Los brujos de la manipulación genética
¿Recuerda la película Fantasía de los estudios Disney? Fue una cinta que logró que muchas personas apreciaran obras maestras de la música clásica a través de inteligentes dibujos animados. Contó con la participación de la Orquesta Sinfónica de Filadelfia dirigida nada menos que por Leopold Stokowsky. Una de las piezas mejor representadas fue la de El aprendiz de brujo de Paul Dukas basada en un relato de Goethe. En esa historia aparece el criado de un poderoso hechicero, que buscando un descanso de sus agobiantes tareas, se atreve a emplear -sin poseer los conocimientos indispensables- la varita mágica de su señor. Al principio todo parece marchar de maravilla, pues varios objetos inanimados obedecen al imprudente criado sustituyéndolo en sus faenas, pero pronto éste pierde el control ocasionando daños que casi provocan una tragedia. Las cosas se remedian justo a tiempo: Fantasía fue una película para niños y debía tener un final feliz. En la vida real, sin embargo, las imprudencias graves rara vez concluyen así. Las conductas irresponsables normalmente tienen severas consecuencias.
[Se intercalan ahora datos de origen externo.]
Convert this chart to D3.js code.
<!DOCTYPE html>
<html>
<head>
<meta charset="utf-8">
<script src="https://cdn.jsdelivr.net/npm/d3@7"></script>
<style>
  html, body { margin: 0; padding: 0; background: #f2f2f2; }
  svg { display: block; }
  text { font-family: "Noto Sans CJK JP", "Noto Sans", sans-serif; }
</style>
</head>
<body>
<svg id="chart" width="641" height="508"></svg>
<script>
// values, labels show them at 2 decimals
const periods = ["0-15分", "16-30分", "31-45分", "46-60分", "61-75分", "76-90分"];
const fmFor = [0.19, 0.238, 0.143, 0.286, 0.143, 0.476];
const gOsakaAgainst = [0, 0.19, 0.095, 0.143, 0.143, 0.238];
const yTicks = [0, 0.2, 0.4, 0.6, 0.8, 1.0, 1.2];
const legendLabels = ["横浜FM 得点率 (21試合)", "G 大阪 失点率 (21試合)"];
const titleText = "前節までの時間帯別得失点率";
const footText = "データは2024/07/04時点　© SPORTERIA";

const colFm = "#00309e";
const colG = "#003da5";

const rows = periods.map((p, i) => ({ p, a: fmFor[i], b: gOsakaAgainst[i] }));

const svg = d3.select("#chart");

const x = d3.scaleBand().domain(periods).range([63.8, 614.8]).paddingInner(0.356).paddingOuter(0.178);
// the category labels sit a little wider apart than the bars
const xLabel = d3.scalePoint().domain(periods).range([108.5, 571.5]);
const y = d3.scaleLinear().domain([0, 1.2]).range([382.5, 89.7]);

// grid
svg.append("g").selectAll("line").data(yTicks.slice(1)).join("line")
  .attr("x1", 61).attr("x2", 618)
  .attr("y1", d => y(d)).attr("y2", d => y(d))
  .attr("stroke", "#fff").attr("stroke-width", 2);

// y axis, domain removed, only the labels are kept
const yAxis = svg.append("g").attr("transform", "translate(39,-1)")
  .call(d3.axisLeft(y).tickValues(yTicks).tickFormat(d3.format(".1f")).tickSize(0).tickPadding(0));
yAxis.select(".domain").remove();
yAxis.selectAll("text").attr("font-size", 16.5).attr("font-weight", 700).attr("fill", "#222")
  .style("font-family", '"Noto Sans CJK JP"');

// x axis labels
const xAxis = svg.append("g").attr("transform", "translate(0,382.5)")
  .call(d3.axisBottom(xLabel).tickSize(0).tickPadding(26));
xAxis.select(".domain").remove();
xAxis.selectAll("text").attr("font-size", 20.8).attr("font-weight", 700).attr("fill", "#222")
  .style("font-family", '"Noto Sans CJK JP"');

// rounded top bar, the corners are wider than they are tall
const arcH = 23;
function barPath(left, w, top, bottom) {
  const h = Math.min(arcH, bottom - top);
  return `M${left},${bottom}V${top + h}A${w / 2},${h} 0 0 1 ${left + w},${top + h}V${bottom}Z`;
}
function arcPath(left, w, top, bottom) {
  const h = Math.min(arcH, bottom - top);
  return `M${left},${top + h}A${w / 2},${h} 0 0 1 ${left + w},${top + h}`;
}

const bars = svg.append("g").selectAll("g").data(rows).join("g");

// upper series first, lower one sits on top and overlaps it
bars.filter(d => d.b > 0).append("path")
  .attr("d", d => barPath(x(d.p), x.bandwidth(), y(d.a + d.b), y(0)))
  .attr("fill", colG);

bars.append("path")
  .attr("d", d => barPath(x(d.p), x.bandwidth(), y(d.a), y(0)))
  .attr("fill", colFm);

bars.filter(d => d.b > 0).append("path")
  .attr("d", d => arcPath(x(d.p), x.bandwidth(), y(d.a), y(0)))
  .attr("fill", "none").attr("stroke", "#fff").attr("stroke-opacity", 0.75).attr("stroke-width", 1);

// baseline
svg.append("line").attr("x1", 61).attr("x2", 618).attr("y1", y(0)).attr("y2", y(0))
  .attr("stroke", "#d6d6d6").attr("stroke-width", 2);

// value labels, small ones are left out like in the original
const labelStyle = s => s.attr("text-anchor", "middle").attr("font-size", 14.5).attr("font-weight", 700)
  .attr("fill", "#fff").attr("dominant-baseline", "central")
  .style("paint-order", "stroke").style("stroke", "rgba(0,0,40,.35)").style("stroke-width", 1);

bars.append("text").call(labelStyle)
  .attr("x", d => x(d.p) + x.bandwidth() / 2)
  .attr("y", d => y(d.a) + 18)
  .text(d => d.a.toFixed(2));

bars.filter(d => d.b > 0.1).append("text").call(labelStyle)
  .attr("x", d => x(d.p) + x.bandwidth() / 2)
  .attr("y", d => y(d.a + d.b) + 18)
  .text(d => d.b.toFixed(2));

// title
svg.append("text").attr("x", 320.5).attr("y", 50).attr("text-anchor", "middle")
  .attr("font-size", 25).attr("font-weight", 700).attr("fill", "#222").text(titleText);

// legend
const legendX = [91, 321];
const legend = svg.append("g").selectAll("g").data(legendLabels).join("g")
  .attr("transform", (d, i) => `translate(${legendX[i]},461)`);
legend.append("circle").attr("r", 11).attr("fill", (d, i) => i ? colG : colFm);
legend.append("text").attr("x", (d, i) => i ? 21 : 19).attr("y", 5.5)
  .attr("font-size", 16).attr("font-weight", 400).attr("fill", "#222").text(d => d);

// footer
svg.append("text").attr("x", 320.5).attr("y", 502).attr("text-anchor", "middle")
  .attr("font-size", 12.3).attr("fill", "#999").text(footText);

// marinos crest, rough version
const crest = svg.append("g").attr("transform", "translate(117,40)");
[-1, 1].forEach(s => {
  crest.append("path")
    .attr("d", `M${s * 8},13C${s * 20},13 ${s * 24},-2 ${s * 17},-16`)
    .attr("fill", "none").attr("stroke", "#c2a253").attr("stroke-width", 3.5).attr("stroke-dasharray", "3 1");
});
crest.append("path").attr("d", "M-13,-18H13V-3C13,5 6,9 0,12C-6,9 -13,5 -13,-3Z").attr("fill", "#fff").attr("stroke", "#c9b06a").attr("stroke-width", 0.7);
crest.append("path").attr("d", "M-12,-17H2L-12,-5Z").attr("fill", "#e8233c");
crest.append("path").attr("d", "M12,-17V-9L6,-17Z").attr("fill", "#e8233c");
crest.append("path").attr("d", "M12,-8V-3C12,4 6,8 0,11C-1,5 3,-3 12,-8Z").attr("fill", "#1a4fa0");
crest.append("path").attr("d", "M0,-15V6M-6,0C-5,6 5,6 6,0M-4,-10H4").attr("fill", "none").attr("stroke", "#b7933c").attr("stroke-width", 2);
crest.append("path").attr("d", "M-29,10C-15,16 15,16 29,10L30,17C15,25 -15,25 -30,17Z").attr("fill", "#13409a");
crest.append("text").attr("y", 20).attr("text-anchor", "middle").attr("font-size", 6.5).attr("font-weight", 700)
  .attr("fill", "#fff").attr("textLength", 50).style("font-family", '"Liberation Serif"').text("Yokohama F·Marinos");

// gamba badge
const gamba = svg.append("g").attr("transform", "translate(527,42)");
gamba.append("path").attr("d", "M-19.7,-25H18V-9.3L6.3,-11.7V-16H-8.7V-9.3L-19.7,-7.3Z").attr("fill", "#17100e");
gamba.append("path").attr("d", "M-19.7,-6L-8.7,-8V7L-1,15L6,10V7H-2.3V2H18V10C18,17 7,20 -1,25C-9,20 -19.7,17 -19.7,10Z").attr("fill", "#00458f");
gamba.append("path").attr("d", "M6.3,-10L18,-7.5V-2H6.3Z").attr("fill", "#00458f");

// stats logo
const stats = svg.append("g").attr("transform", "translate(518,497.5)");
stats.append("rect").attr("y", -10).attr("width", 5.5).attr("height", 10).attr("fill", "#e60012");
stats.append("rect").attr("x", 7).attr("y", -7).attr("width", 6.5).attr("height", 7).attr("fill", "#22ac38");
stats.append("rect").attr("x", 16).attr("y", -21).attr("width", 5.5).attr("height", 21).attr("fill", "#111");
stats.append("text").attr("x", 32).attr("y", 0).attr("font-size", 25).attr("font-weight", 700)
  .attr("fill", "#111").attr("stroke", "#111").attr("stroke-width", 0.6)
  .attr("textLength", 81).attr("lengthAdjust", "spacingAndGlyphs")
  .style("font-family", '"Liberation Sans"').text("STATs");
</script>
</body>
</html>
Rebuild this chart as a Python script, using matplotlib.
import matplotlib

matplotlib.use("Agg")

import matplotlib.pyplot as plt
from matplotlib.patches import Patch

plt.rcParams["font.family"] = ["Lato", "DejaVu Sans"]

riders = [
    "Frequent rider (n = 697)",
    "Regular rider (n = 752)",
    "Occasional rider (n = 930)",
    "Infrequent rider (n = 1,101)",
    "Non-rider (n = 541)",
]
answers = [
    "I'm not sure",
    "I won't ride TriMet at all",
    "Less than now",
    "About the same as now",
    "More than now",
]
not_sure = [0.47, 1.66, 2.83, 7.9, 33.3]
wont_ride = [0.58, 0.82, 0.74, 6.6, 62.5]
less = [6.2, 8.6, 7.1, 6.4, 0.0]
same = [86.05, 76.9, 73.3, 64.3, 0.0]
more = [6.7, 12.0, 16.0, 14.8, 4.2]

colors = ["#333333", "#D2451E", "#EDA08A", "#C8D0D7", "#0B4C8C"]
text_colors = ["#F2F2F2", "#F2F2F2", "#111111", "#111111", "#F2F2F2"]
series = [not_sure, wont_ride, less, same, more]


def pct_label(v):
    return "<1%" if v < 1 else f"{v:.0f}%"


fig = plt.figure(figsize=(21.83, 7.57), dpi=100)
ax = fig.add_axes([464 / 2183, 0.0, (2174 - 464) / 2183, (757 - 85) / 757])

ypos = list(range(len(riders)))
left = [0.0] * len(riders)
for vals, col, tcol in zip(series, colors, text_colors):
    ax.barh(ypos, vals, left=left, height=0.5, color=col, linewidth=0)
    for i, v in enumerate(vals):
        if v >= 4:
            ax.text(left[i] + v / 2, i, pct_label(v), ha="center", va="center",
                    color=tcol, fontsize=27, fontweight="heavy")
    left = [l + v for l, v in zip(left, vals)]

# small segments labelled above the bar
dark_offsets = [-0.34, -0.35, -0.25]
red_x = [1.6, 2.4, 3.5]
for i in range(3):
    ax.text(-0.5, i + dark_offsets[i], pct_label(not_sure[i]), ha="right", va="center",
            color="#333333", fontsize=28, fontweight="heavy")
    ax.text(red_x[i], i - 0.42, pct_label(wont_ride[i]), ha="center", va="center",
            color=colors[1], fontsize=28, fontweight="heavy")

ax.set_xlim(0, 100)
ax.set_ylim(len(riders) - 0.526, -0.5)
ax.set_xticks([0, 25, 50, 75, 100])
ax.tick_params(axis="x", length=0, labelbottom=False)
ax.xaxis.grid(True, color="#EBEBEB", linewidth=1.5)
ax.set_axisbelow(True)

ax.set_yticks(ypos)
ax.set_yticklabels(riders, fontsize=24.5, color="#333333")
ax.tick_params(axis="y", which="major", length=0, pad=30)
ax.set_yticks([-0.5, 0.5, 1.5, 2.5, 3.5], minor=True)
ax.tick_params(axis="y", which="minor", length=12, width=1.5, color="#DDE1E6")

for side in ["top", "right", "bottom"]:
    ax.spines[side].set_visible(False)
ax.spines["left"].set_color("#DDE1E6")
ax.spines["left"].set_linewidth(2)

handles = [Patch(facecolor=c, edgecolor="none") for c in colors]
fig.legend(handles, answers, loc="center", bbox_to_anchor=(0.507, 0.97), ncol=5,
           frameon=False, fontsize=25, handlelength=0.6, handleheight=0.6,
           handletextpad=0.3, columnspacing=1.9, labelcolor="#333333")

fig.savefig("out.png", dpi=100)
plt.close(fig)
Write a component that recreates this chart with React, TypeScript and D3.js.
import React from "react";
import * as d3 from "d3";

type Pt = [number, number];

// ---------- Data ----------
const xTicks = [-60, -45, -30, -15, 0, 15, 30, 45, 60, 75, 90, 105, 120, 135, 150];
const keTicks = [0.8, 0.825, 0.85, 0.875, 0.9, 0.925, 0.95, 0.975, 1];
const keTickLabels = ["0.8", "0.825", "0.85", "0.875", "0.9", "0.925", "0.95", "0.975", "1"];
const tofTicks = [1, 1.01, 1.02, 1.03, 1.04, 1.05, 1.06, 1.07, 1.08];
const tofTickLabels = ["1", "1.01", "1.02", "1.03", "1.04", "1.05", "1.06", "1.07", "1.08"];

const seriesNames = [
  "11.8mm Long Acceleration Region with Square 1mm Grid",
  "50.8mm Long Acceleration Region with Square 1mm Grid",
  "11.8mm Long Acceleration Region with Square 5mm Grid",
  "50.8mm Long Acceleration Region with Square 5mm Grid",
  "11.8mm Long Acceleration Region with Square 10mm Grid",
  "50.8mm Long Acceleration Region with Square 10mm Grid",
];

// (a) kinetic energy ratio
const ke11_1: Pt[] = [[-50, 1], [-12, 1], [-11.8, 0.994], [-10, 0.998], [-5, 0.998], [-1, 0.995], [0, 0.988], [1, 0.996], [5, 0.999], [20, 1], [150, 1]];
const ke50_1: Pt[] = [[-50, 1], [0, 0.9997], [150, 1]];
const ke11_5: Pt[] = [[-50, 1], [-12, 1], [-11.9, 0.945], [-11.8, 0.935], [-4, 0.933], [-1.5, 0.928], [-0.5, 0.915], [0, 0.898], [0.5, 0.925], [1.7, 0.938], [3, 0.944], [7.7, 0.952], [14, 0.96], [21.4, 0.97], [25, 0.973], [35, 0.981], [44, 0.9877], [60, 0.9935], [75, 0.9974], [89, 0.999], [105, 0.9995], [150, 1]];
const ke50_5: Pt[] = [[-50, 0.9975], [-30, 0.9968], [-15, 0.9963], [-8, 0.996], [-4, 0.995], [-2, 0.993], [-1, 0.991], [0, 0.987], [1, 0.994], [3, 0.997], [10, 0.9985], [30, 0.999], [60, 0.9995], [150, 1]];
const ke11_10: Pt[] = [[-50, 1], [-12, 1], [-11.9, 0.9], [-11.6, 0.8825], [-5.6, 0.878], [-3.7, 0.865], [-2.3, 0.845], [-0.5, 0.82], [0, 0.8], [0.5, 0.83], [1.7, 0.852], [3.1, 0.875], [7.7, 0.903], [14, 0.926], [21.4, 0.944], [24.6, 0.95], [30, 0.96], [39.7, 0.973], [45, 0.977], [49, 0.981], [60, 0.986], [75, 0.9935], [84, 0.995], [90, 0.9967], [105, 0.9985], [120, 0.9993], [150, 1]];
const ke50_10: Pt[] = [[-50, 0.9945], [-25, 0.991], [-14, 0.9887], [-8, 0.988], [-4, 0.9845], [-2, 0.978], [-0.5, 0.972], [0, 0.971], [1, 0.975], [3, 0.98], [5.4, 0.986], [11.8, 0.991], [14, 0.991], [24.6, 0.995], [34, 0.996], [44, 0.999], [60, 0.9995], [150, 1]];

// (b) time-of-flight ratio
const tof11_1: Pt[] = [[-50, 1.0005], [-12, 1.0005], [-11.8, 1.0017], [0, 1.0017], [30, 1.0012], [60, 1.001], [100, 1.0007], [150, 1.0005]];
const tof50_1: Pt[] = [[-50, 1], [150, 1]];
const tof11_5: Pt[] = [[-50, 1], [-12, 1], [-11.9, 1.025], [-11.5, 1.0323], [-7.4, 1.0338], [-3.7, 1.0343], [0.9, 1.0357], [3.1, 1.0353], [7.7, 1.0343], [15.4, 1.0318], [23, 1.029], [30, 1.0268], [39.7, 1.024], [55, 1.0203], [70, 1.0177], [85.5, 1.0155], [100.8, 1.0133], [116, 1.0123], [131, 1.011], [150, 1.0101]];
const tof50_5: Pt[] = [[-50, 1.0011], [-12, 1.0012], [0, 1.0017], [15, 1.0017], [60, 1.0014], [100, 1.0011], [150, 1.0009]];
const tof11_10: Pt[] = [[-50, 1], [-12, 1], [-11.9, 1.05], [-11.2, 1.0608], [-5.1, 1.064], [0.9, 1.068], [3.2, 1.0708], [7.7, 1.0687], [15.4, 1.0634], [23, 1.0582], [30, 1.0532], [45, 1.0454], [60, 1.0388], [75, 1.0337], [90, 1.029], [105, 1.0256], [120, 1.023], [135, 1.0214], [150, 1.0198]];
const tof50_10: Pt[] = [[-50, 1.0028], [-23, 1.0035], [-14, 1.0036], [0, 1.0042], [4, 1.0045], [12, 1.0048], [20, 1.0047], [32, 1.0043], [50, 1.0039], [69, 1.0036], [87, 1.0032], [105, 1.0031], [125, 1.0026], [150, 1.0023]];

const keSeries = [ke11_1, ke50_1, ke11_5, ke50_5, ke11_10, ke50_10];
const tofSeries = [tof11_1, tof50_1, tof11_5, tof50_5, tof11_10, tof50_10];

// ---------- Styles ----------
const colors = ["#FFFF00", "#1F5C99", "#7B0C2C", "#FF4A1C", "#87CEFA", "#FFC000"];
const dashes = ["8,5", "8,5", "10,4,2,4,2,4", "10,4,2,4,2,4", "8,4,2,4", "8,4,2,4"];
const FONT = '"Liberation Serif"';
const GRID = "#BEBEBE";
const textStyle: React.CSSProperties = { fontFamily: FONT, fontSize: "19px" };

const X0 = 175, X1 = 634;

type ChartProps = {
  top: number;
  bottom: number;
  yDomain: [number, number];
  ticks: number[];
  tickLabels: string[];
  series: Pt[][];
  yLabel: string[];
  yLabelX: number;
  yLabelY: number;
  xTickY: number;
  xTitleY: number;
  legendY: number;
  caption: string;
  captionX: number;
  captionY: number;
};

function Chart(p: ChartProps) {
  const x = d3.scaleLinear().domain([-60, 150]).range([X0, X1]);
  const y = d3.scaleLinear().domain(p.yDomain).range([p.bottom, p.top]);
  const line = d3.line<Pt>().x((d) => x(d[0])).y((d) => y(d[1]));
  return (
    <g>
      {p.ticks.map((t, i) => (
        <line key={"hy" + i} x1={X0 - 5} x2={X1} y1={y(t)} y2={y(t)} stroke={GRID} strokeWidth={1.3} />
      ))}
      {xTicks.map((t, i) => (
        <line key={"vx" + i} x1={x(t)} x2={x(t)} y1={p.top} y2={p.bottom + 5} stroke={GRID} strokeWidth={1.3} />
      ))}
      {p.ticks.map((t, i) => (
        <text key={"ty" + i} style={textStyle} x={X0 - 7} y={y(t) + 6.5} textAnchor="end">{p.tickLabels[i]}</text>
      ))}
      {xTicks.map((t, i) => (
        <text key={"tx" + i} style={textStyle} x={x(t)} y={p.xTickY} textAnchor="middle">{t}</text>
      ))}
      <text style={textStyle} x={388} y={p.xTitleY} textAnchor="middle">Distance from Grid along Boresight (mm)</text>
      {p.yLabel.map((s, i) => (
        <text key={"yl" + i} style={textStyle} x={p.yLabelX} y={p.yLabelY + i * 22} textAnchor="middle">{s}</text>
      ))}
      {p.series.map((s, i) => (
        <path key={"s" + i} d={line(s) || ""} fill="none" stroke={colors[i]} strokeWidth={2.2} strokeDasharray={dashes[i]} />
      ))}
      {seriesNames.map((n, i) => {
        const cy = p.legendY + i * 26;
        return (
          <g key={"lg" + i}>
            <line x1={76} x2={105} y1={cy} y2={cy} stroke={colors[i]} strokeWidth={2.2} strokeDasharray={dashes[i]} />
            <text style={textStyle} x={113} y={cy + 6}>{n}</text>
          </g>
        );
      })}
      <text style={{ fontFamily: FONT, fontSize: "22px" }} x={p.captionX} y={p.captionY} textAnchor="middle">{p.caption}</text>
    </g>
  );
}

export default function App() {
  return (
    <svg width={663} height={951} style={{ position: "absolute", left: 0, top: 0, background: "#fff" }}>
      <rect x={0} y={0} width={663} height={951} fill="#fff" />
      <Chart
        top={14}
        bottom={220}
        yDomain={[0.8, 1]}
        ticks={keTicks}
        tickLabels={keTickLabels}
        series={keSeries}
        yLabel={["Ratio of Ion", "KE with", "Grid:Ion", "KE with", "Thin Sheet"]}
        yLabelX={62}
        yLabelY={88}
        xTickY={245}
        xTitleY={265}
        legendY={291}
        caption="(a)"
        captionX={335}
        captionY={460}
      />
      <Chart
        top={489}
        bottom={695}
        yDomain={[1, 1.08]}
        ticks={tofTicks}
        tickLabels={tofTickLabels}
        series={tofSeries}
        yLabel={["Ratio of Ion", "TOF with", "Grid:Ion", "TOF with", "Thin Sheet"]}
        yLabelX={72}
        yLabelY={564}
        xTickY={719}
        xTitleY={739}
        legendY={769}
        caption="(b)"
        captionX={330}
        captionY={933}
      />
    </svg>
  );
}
En la época actual la tecnología pareciera dotar a la humanidad de fuerzas sobrenaturales y por desgracia hay empresas que de manera insensata insisten en lucrar con esas fuerzas. Entre sus negocios más redituables destaca el de la ingeniería genética. Insertar genes de un organismo en otro de una especie distinta les permite obtener ganancias billonarias a empresas como las de la gigantesca corporación Monsanto. A los modernos aprendices de brujo les resulta irrelevante que la manipulación genética destruya el equilibrio de la Naturaleza y atente contra la vida.
Tal cosa no debería extrañarnos porque empresas de ese tipo se caracterizan por sus antecedentes nefastos. La producción del agente naranja usado durante la guerra de Vietnam constituye un buen ejemplo. El agente naranja fue un compuesto químico usado para destruir gran parte de la vegetación de Vietnam. Acabar con el follaje permitiría a los norteamericanos ubicar con mayor facilidad a los combativos vietnamitas. Mermar además la cosecha de alimentos supuestamente aceleraría la rendición de aquella sufrida población asiática. Por eso, de 1961 a 1971, mil 400 millones de hectáreas fueron rociadas con ese compuesto. Contenía tetraclorodibezodioxina una sustancia que entre otros males causa cáncer, daños hepáticos, cardiacos y pulmonares. Por si fuera poco, los descendientes de las casi cinco millones de personas expuestas al agente naranja han presentado las peores malformaciones congénitas. A los aprendices de brujo no les importó. Desde entonces parecen creer en la cínica máxima de Maquiavelo de que el fin justifica los medios.
Poderoso caballero es don Dinero como bien escribió el poeta Quevedo y, sin duda, la transnacional Monsanto lo posee en abundancia. Con ese dinero adquirió patentes para explotar -aunque usted no lo crea- 11 mil organismos vivos. Tiene el monopolio del maíz transgénico. Ese maíz alterado para resistir plagas se propaga con pasmosa facilidad. La polinización y el viento provocan que invada cultivos vecinos. Legalmente Monsanto tiene la facultad de exigir cuantiosas indemnizaciones por el uso no autorizado de sus semillas aunque el brote en otros terrenos haya sido accidental. Nueve mil agricultores demandados pueden dar testimonio de tal abuso. Si grave es ese abuso resulta peor la destrucción ambiental. Los transgénicos arrasan con la biodiversidad.
Hay quienes festejan el anuncio de que pronto se cultivará maíz transgénico en vastas porciones del territorio nacional. Si a los agricultores canadienses y estadounidenses les fue mal con ese maíz, ¿qué les cabe esperar a los mexicanos? Ojalá se den cuenta de que las soluciones mágicas siempre son un engaño y de que defender el equilibrio natural equivale a defendernos a nosotros mismos.